Given an assumed separation of ownership and control in the modern corporation, the shareholder wealth maximization model regards the firm as a nexus of contracts through which various participants arrange their transactions (Fama, 2003).

Different countries have different governance practices in terms of the board composition and its functioning (Blair, 2004). However, in general, members of the board of directors can be grouped into two main categories: (1) executive directors, who also have a management function in the company; and (2) nonexecutive (outside) directors, who have no managerial responsibilities (Hansmann, 2006). Nevertheless, they can have executive functions in other companies. Nonexecutive directors are selected to ensure that a broad range of skills and experience is available.

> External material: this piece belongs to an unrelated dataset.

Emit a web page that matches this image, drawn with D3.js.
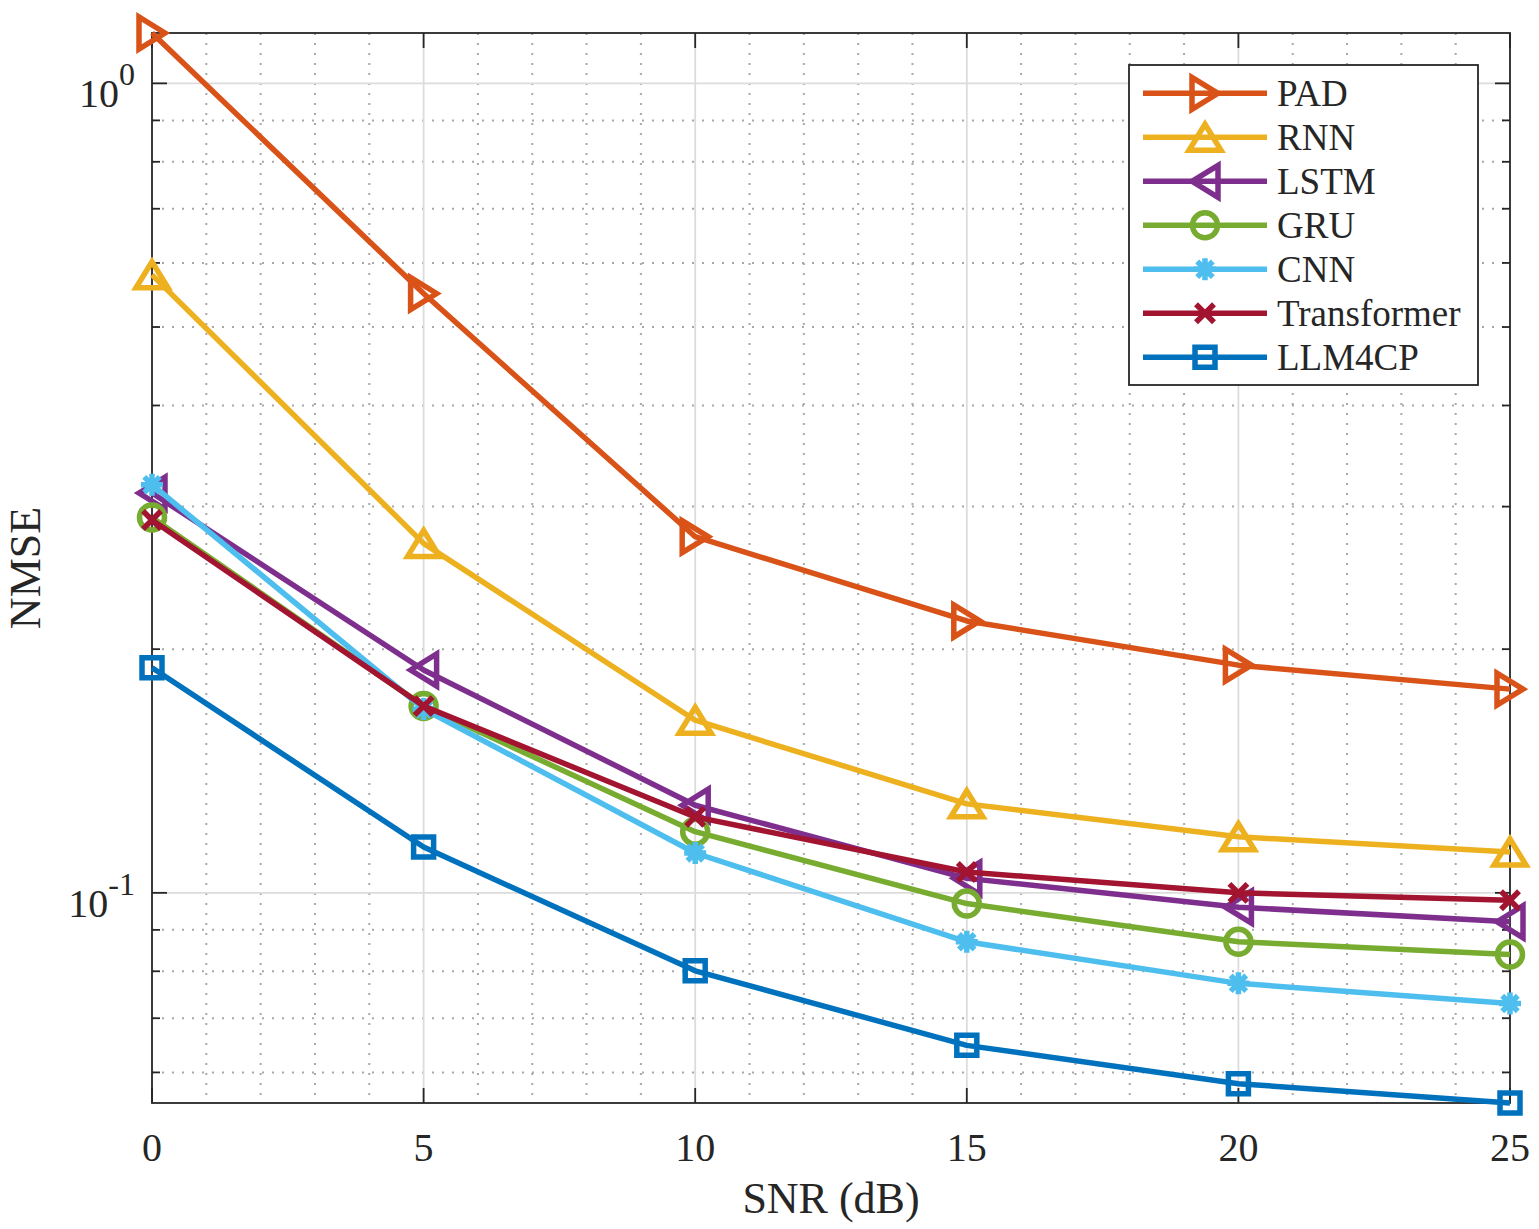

In addition, a nonexecutive director can be formally classified as “independent.” An “independent director” has no direct or indirect, current or previous, professional or personal interest or relationship in the company. It is believed that independent directors will empower the board with their ability to exercise independent judgment and effectively monitor management. Increasingly, the ownership and control practice of some countries has required or encouraged representation of formally independent directors on the board (Hansmann, 2006).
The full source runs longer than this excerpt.